What? The next meeting is November 2. The operative hypothesis is that by then, the early signs of victory over inflation will by then have become obvious to all. Oh, YOY CPI won’t have crashed … but the stock market may well have. This would supply all the “tightening of financial conditions” the Fed seeks … and maybe then some. And the proximate trigger for that would be an obvious deterioration in corporate profits due to the lagged effects of higher rates and yields that have already taken place, on top of household budgets already having been painfully stretched by rampant consumer price inflation, finally crushing consumer spending. Details may vary, but the broad strokes are not out of the realm of plausibility. Not to mention that other global issues, from general European collapse due to energy shortages to China collapse due to implosion of its real estate bubble, are all ready and waiting for their place in the headlines. That 2023 could be an ugly year might by then be a hard to deny prospect.

Again this is not a forecast.  But even if it doesn’t come to pass, it seems unlikely the Fed will continue to hike at a 75 bp per meeting pace. It has deliberately “front-loaded” policy tightening in an effort to compensate for having fallen so far behind the curve earlier. If, as appears likely, it follows through with a third consecutive 75 bp hike in 13 days, that “front-loading” may well succeed.

 

3 thoughts on “Federal Reserve Outlook

  1. jk says:

    powell has said that he doesn’t want policy to be forward looking, i.e. he doesn’t want to react to what has yet to actually occur. if he sticks to that, it would mean he would have to see substantial progress in lowering inflation before he backs off from rate hike after rate hike. and of course inflation numbers are lagging.

    first, do you agree that this is what he’s said?

    second, if he follows this dictum, when do you think he’ll see enough softening of inflation to justify the end, or at least a pause, of his hiking campaign? it’s hard for me to believe this condition could be met by october.

    1. Bill Terrell says:

      Good question … I’d hesitate to draw any firm conclusions without the exact language and full context, and I don’t recall that. But I agree inflation stats are backward looking … if he were to wait until YOY CPI or PCE were back to 2%, he would definitely be late. Even current CPI, if you knew it, would lag since consumer prices are well down the inflation pipeline.

      Asset prices are the first responders, so from that point of view a stock market crash would actually justify backing off. (The Fed has done this before, but then left its foot on the accelerator. Classic examples include 2008 and 2020. This is where the trouble begins.)

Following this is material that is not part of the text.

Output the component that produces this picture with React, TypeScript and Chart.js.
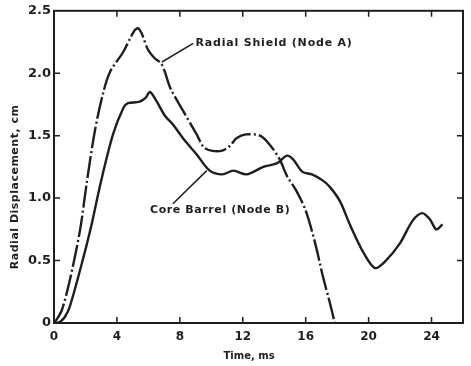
import React, { useEffect, useRef } from "react";
import { Chart, registerables } from "chart.js";

Chart.register(...registerables);

// ---- data ----
const radialTime = [0, 0.13, 0.49, 1.0, 1.65, 2.1, 2.6, 3.1, 3.56, 4.4, 5.1, 5.35, 5.57, 5.97, 6.4, 6.8, 7.05, 7.4, 8.2, 9.07, 9.5, 10.0, 10.7, 11.2, 11.6, 12.2, 13.1, 13.7, 14.35, 14.8, 15.4, 16.0, 16.6, 17.1, 17.5, 17.85];
const radialDisp = [0, 0.02, 0.1, 0.34, 0.74, 1.14, 1.54, 1.83, 2.01, 2.17, 2.34, 2.36, 2.32, 2.19, 2.12, 2.08, 2.01, 1.88, 1.7, 1.51, 1.41, 1.38, 1.38, 1.42, 1.48, 1.51, 1.5, 1.43, 1.31, 1.18, 1.06, 0.9, 0.64, 0.37, 0.18, 0.0];

const coreTime = [0.2, 0.4, 0.7, 1.0, 1.65, 2.3, 3.0, 3.75, 4.4, 4.7, 5.4, 5.8, 6.1, 6.5, 7.05, 7.56, 8.2, 9.07, 9.9, 10.7, 11.4, 12.25, 13.3, 14.2, 14.8, 15.2, 15.8, 16.4, 17.1, 17.6, 18.2, 18.8, 19.6, 20.4, 21.1, 22.0, 22.8, 23.4, 23.9, 24.3, 24.7];
const coreDisp = [0, 0.01, 0.05, 0.13, 0.42, 0.74, 1.14, 1.51, 1.72, 1.76, 1.77, 1.8, 1.85, 1.78, 1.66, 1.59, 1.48, 1.35, 1.22, 1.19, 1.22, 1.19, 1.25, 1.28, 1.34, 1.31, 1.21, 1.19, 1.14, 1.08, 0.97, 0.79, 0.58, 0.44, 0.5, 0.64, 0.82, 0.88, 0.83, 0.75, 0.79];

const xTickValues = [0, 4, 8, 12, 16, 20, 24];
const yTickValues = [0, 0.5, 1.0, 1.5, 2.0, 2.5];
const yTickLabels = ["0", "0.5", "1.0", "1.5", "2.0", "2.5"];
const seriesNames = ["Radial Shield (Node A)", "Core Barrel (Node B)"];
const xTitle = "Time, ms";
const yTitle = "Radial Displacement, cm";

const INK = "#1e1e1e";
const FONT = "'DejaVu Sans', sans-serif";

const framePlugin = {
  id: "frame",
  beforeDraw(chart: any) {
    const ctx = chart.ctx;
    ctx.save();
    ctx.fillStyle = "#ffffff";
    ctx.fillRect(0, 0, chart.width, chart.height);
    ctx.restore();
  },
  afterDraw(chart: any) {
    const { ctx, chartArea: a } = chart;
    const x = chart.scales.x;
    const y = chart.scales.y;
    ctx.save();
    ctx.strokeStyle = INK;
    ctx.lineWidth = 2;
    ctx.strokeRect(a.left, a.top, a.right - a.left, a.bottom - a.top);
    const L = 6;
    ctx.lineWidth = 1.5;
    ctx.beginPath();
    xTickValues.forEach((v) => {
      if (v === 0) return;
      const px = x.getPixelForValue(v);
      ctx.moveTo(px, a.bottom);
      ctx.lineTo(px, a.bottom - L);
      ctx.moveTo(px, a.top);
      ctx.lineTo(px, a.top + L);
    });
    yTickValues.forEach((v) => {
      if (v === 0 || v === 2.5) return;
      const py = y.getPixelForValue(v);
      ctx.moveTo(a.left, py);
      ctx.lineTo(a.left + L, py);
      ctx.moveTo(a.right, py);
      ctx.lineTo(a.right - L, py);
    });
    ctx.stroke();

    // annotations
    ctx.fillStyle = INK;
    ctx.font = `bold 11px ${FONT}`;
    ctx.textBaseline = "middle";
    ctx.textAlign = "left";
    try { (ctx as any).letterSpacing = "0.8px"; } catch (e) {}
    ctx.fillText(seriesNames[0], x.getPixelForValue(9.0), y.getPixelForValue(2.24));
    try { (ctx as any).letterSpacing = "0.6px"; } catch (e) {}
    ctx.fillText(seriesNames[1], x.getPixelForValue(6.1), y.getPixelForValue(0.9));
    ctx.lineWidth = 1.5;
    ctx.beginPath();
    ctx.moveTo(x.getPixelForValue(8.85), y.getPixelForValue(2.24));
    ctx.lineTo(x.getPixelForValue(6.86), y.getPixelForValue(2.09));
    ctx.moveTo(x.getPixelForValue(7.56), y.getPixelForValue(0.955));
    ctx.lineTo(x.getPixelForValue(9.71), y.getPixelForValue(1.22));
    ctx.stroke();

    // axis titles
    ctx.textAlign = "center";
    try { (ctx as any).letterSpacing = "0px"; } catch (e) {}
    ctx.font = `bold 10px ${FONT}`;
    ctx.fillText(xTitle, x.getPixelForValue(12.4), 356);
    ctx.font = `bold 11px ${FONT}`;
    try { (ctx as any).letterSpacing = "0.5px"; } catch (e) {}
    ctx.save();
    ctx.translate(15, y.getPixelForValue(1.09));
    ctx.rotate(-Math.PI / 2);
    ctx.fillText(yTitle, 0, 0);
    ctx.restore();
    ctx.restore();
  },
};

export default function App() {
  const ref = useRef<HTMLCanvasElement | null>(null);
  useEffect(() => {
    document.body.style.margin = "0";
    const canvas = ref.current;
    if (!canvas) return;
    const chart = new Chart(canvas, {
      type: "line",
      data: {
        datasets: [
          {
            label: seriesNames[0],
            data: radialTime.map((t, i) => ({ x: t, y: radialDisp[i] })),
            borderColor: INK,
            borderWidth: 2.4,
            borderDash: [22, 3, 2, 3],
            pointRadius: 0,
            tension: 0.3,
            fill: false,
          },
          {
            label: seriesNames[1],
            data: coreTime.map((t, i) => ({ x: t, y: coreDisp[i] })),
            borderColor: INK,
            borderWidth: 2.4,
            pointRadius: 0,
            tension: 0.3,
            fill: false,
          },
        ],
      },
      options: {
        animation: false,
        responsive: false,
        devicePixelRatio: 1,
        layout: { padding: { left: 0, top: 9, right: 8, bottom: 0 } },
        plugins: { legend: { display: false }, tooltip: { enabled: false } },
        scales: {
          x: {
            type: "linear",
            min: 0,
            max: 26,
            grid: { display: false, drawTicks: false },
            border: { display: false },
            afterBuildTicks: (s: any) => {
              s.ticks = xTickValues.map((v) => ({ value: v }));
            },
            afterFit: (s: any) => {
              s.height = 43;
            },
            ticks: {
              color: INK,
              padding: 7,
              maxRotation: 0,
              autoSkip: false,
              font: { family: FONT, size: 12, weight: "bold" },
              callback: (v: any) => String(v),
            },
          },
          y: {
            type: "linear",
            min: 0,
            max: 2.5,
            grid: { display: false, drawTicks: false },
            border: { display: false },
            afterBuildTicks: (s: any) => {
              s.ticks = yTickValues.map((v) => ({ value: v }));
            },
            afterFit: (s: any) => {
              s.width = 54;
            },
            ticks: {
              color: INK,
              padding: 3,
              autoSkip: false,
              font: { family: FONT, size: 13, weight: "bold" },
              callback: (v: any) => {
                const i = yTickValues.indexOf(Number(v));
                return i >= 0 ? yTickLabels[i] : "";
              },
            },
          },
        },
      },
      plugins: [framePlugin],
    });
    return () => chart.destroy();
  }, []);
  return (
    <div style={{ position: "absolute", left: 0, top: 0, width: 471, height: 366 }}>
      <canvas ref={ref} width={471} height={366} style={{ display: "block" }} />
    </div>
  );
}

      In other words, we wouldn’t actually expect measures of consumer price inflation to come down anywhere near enough by November to justify halting the policy tightening. But a big retreat in asset prices would supply the tightening of “financial conditions” the Fed seeks, giving it justification to pause.

      Whether this would qualify as “forward looking” is more of a philosophical question. Sure it would be if you’re only looking at consumer price inflation, but asset prices are real data too.

      Anyway this would be the scenario that could make the September hike the last of this cycle. The next meeting is in November, so an October crash would do it. Again though this is just one possible scenario … sort of a bookend at one end of a spectrum that would have the expectations of hikes as far as the eye can see at the other.